Artigo de Opinião

14 Jun. 2023

Infertilidade, uma doença dos tempos modernos

Pedro Xavier

A infertilidade é caracterizada pela ausência de uma gravidez viável após 12 meses de relações sexuais regulares e sem uso de métodos contracetivos. Temos vindo a observar um aumento da prevalência de casos de infertilidade masculina, com alterações na produção de espermatozoides, em número e em qualidade, que já afetam quase 50% dos casais. No caso da mulher, o fator idade é porventura o mais importante. Não sendo uma doença, a idade mais avançada da mulher (sobretudo após os 35 anos), é seguramente responsável por muitos casos de infertilidade, uma vez que afeta a quantidade e a qualidade dos óvulos. As condições que mais frequentemente afetam a fertilidade feminina são as alterações da ovulação, as doenças do útero e das trompas uterinas e a endometriose. Admite-se que muitos casos estejam diretamente relacionados com o estilo de vida atual, caracterizado por um maior sedentarismo, obesidade, alimentação menos saudável, o consumo de cigarro e álcool, para além dos fatores de poluição ambiental.

O aumento da prevalência da infertilidade enquadra-se numa realidade demográfica do nosso país que é bastante preocupante. A natalidade tem diminuído progressivamente. Em 2019, o número médio de filhos por mulher em idade fértil desceu para 0,86, quando comparado com a média de 1,03, em 2013 (dados INE).
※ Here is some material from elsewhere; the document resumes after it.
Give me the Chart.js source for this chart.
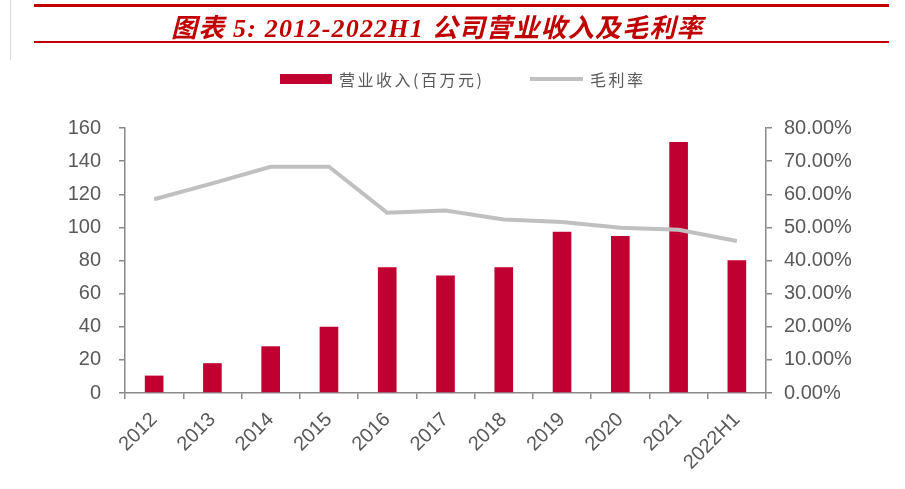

Esta evolução resulta num envelhecimento da nossa população, uma vez que 2,2 seria o número médio de nascimentos por casal que permitiria manter uma certa estabilidade na proporção entre os diferentes grupos etários.

Urge, pois, implementar políticas de natalidade efetivas, das quais não podemos excluir o aumento do apoio aos casais inférteis. É difícil aceitar que o tempo de espera para realizar um tratamento no SNS possa ser superior a um ano, ou a três anos nos casos que impliquem a utilização de gâmetas doados, sobretudo quando sabemos que o tempo conta de forma implacável na redução da fertilidade e na taxa de sucesso dos tratamentos. Embora essas taxas de sucesso tenham aumentado nas últimas décadas, continuam longe do desejável.
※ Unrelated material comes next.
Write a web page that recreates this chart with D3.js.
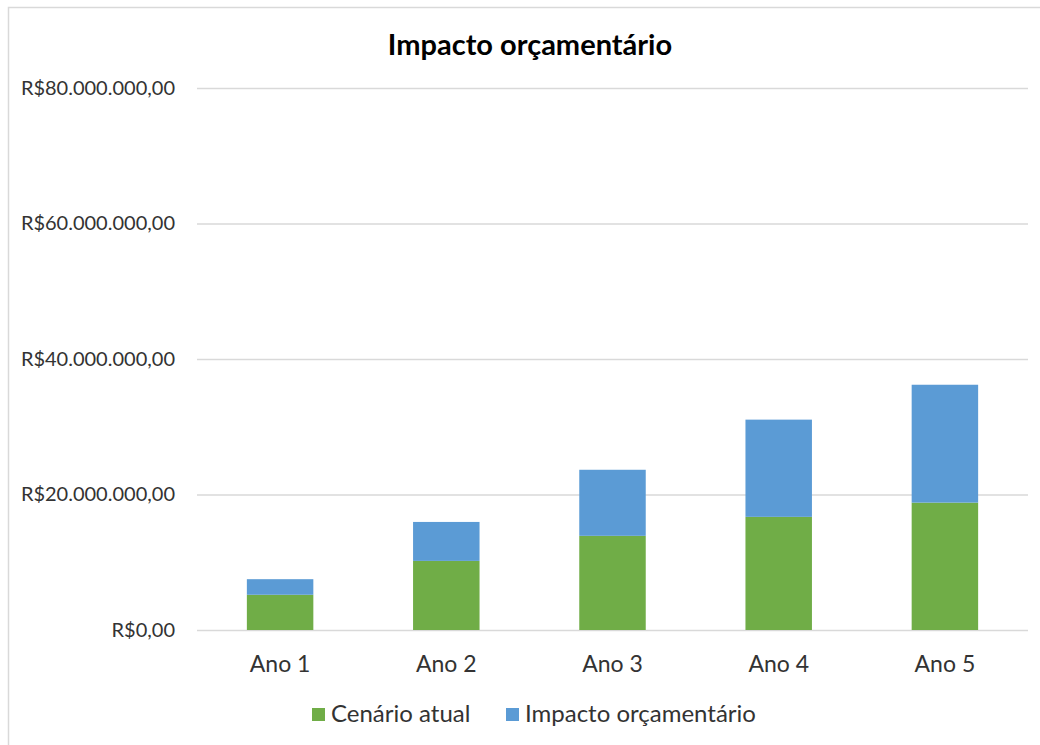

Genericamente podemos dividir os tratamentos em dois grupos. Os tratamentos de 1.ª linha consistem fundamentalmente em otimizar o processo de fecundação natural, como é o caso da indução da ovulação e da inseminação intrauterina (IIU). O outro grupo de tratamentos, ditos de 2.ª linha, é constituído por um conjunto de técnicas de procriação medicamente assistida. São tratamentos mais complexos e em que a fecundação é levada a cabo no laboratório. Os mais comuns são a Fertilização in Vitro (FIV), a Microinjeção Intracitoplasmática de Espermatozoide (ICSI), a Transferência de Embriões Criopreservados (TEC) e os Testes Genéticos Pré-implantação (PGT). As taxas de sucesso variam com cada um dos tratamentos e com a idade dos pacientes, sobretudo da mulher. No caso da IIU, a eficácia ronda os 10 a 15% por cada tratamento. No entanto, com as técnicas de FIV e ICSI, estes números podem chegar aos 50%, sobretudo nos casais em que as mulheres tenham menos de 35 anos de idade. Nos casos de tratamentos realizados com ovócitos doados, a taxa de sucesso pode ser superior a 60%.

São então vários os desafios para ultrapassar a infertilidade, mas o problema da acessibilidade constitui o maior desafio a quem procura fazer um tratamento de PMA no SNS. A solução, não sendo fácil, só pode ser obtida com a aposta do país no seu próprio futuro. Não podemos esquecer que atualmente entre 3 e 4% do total de nascimentos são já de crianças que resultaram de tratamentos de PMA.

Artigo do Presidente da Sociedade Portuguesa de Medicina da Reprodução e membro do Conselho Nacional de Procriação Medicamente Assistida. inserido no mês da consciencialização da fertilidade, com o apoio da Associação Portuguesa de Fertilidade.